When I was a child in Argentina, I fit in so well. I was popular, a teacher’s pet, and most of all an Argentinean girl. I swear that I did not know that I was anything else: not Korean, not lost to my blood’s culture, not meant for “opportunity.” Not for one second as a young girl did I ever look in the mirror and think… “¿Por que me veo diferente?” In fact, I never looked in the mirror then as much as I started to post-migration.

Was it my age? Perhaps. I was too young to care about appearances or too young to understand nations, boundaries, and racism. But along with the shock of the first snow I ever saw or touched came along with the shock that I was more than just a human being. That there were traits that made me different, that in fact don’t matter as much as everyone else thinks they do.

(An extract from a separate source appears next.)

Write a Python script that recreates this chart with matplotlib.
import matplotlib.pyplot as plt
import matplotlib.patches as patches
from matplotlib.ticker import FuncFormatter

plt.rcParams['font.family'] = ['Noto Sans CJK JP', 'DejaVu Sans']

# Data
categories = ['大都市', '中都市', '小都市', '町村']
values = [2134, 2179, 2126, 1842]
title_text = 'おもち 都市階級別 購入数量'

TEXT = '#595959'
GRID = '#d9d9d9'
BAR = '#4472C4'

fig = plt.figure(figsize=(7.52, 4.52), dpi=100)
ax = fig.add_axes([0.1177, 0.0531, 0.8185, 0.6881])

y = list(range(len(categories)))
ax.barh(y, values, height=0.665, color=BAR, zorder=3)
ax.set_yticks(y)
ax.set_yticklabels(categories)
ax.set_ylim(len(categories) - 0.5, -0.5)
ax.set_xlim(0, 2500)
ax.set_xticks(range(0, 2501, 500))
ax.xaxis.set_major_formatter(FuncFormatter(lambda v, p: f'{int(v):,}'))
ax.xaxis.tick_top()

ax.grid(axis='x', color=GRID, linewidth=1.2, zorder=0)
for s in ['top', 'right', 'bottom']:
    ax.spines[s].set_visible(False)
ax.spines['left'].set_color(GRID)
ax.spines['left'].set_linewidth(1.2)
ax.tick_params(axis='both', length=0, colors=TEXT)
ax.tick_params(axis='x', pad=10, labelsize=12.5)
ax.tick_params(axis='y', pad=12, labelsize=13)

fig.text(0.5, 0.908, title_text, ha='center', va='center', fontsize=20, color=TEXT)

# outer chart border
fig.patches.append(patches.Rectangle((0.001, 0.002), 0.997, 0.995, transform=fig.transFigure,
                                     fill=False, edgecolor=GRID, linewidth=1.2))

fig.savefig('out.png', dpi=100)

The Russian immigrants, the other Asian children, the African Americans in my 5th grade class, Ms. Engle’s class, were surprised by me. Confused even. That was the loneliest time of my life and the most disturbing. I didn’t wear the right clothes, did not speak the right language, did not understand the culture and did not understand my own family even. I was stuck between the American world and the Korean lifestyle that was thrust upon me. I picked one over the other as my friends can attest. It took me many years to release an element of hostility towards “Korean-ness.”

Funny. I became spunky and a bookworm and a solitary person from that moment on. Most of all I became needy and independent, which as a combination it sounds like oil and water, and that’s how it was. Independence floated to the surface as loneliness filled the rest. I’m not going to deny that the United States sucked me in and like a participant in a witness protection program I was given a new identity. I tried so hard to hold on to who and what I had been. I was stuck.

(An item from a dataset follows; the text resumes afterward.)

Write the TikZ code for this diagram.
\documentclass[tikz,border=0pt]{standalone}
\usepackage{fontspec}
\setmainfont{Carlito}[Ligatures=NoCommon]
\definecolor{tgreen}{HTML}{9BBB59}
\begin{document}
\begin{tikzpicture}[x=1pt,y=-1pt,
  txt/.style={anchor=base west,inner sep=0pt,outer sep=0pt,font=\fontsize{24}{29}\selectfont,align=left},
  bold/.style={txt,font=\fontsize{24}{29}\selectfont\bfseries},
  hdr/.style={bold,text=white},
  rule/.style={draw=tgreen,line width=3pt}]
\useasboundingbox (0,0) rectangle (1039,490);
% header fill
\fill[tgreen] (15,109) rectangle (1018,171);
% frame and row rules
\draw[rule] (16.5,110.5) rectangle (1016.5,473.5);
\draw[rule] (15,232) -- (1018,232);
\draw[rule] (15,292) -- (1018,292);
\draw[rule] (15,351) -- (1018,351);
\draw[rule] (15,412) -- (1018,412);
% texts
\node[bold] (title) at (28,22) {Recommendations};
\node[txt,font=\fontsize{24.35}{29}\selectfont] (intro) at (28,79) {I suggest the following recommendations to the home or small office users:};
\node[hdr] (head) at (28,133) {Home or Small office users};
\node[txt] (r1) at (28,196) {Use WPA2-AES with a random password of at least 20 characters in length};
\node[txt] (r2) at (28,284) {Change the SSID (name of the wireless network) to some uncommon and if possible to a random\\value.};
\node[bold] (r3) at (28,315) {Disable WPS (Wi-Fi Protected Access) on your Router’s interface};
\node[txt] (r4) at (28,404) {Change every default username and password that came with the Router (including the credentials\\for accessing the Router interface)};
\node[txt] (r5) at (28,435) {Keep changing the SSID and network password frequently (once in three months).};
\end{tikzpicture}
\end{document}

I survived this strange mix of cultures, the loneliness, the feeling of not quite “getting” how others think and now I’ve reached the tipping point. I am a college Junior just turned 20 looking back at the events that followed after I turned 10. My memories are jumbled and I can catch glimpses of events from before but my reality and my presence start when I arrived here, the land of promises.

The tipping point is a special moment because I have come to terms with my losses, and although the United States is a melting pot of culture it is also a fertile ground for personal growth.

[Image: “Unstable Bench” protected by a Creative Commons license belonging to  Evil Erin]

8 Comments

  1. Mike Jones

    I did not really put any emphasis on race/ethnicity until late Jr. High, but I was always around people who would accept me regardless. I guess you were lucky to meet some awesome people to make you feel welcome 🙂 (or just one person in particular 😉 )

    1. Melisa

      Maybe because you grew up in such a diverse culture you didn’t even realize that it was already a part of your daily life?